Craig Shepard and I moved in the same social circles in northern Brooklyn, frequenting some of the same spots, but we didn’t really know each other. The impression I had of him was someone with a tendency towards intense silences. A concentrated and slightly disconcerting silence had been the defining feature of the few interactions we had. It was a collaborative project, these silences, as I am decidedly reticent with new people myself. Rushing to fill a space with words has never been my role, as my mind tends to react to even a whiff of awkwardness with a complete cessation of all activity. My sense was that his silence was not out of discomfort but simply an aspect of his personality and relational style.

What finally brought us together is a very North-Brooklyn-2011 story: he is a composer and I am a graphic designer, and he was putting out a CD.

Graphic design is a side-project of mine; it’s more of a hobby than a career, allowing me the luxury of choosing only to work on projects I like. It’s too bad that CD packaging is most likely on the way out – it’s an art form I really enjoy.
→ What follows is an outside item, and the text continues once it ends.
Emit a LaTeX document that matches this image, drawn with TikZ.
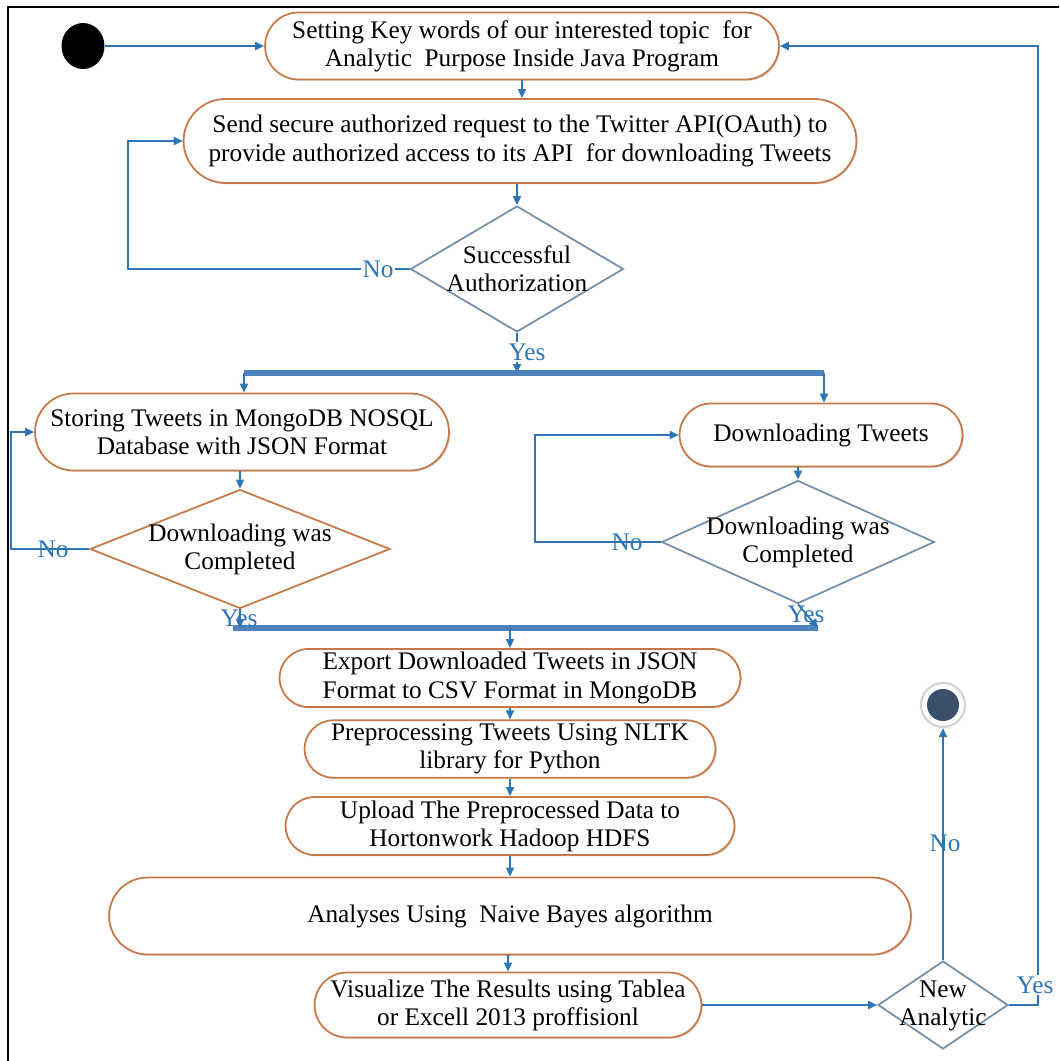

I’ll do everything from creating artwork, photography and logos to the layout. The largest project I’ve ever done was for a Brooklyn-based band named Nakatomi Plaza. You can see the project here: “Unsettled.”

Craig’s project and the album is called “On Foot”. In the summer of 2005, he walked 250 miles across Switzerland, carrying a pocket trumpet with him. Every night at 6 p.m., wherever he was, he would play a piece he composed that day.